PHOTO: Yasmin Hassan / The Peak

One thing to note before we ordered: we spent a good 15 minutes deciding what to get — that’s just how big their menu is. There’s something for everyone! After paging through each section of the menu, my friend and I decided to start with the paneer tikka. Paneer is a soft, unaged cheese made from curdled milk, and this appetizer called for it to be grilled in spices and served with a fragrant green chutney. If you’ve ever had haloumi, think of it as similar to that but much milder on the palette. It was firm on the outside, softly chewy on the inside, and provided a lightweight, vegetarian-friendly start to our dining experience.  

PHOTO: Yasmin Hassan / The Peak

The special thing about Pakistani cuisine is that it’s a unique blend of regional, Indian, Middle Eastern, and Central Asian influences. Although many compare the similarities between Indian and Pakistani cuisines, there are distinct differences in the use of dairy products and meat. Where Indian dishes mostly use ghee (clarified butter), Pakistani dishes call for butter and cream, which make them richer. 

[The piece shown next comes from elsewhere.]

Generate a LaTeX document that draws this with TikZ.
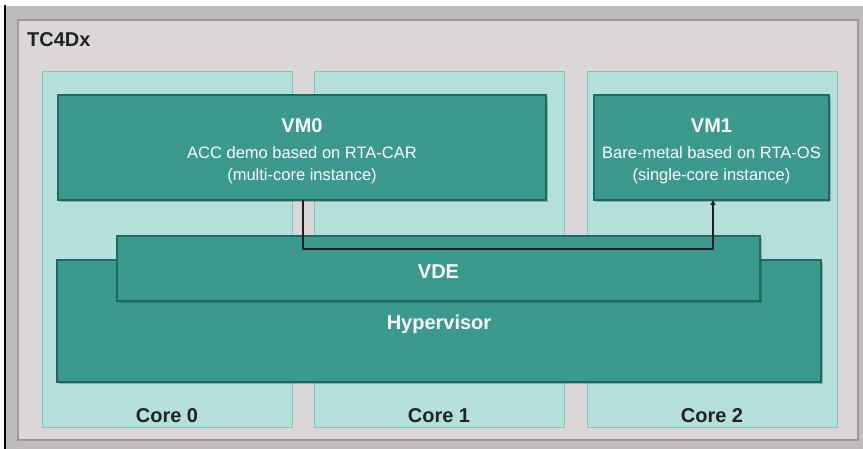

We asked our server what she recommended, and we were told that the house karahi is their most popular dish. Karahi is a thick, gravy-like masala curry with a tomato-green chili-ginger base. This dish originates from the Khyber Pakhtunkhwa region of Pakistan, and is named after the deep pot in which its cooked in; the karahi or kadai. We chose the lamb Karakoram special, which came with fresh buttery naan and roti. Tender lamb stewed in a medley of aromatic spices, vegetables, and garnished with green chilies and coriander, scooped up in warm naan and roti . . . what more do you need to warm you up on a cold autumn night?

When I thought the delights stopped there, I was gravely mistaken. A mango lassi was in our sights, and we both agreed it’d be worth it; boy, were we right. The sweet and tangy mango puree blended with smooth yogurt soothed our mouths and stomachs after all the savoury goods. It was a reminder to never skip dessert. We were interested in the falooda — a popular Mughlai dessert made with vermicelli and milk — but they unfortunately didn’t have it, as delicious as it sounded. The Gulab Jamun looked like the next best thing, and I hate to pat myself on the back, but it was. Fried khoya dough soaked in fragrant rose-water and a sugary syrup, garnished with almond slivers; what a way to end off the night. For those of you who are seasoned vets or are curious in exploring halal cuisines, give Karakoram a try! You won’t regret it!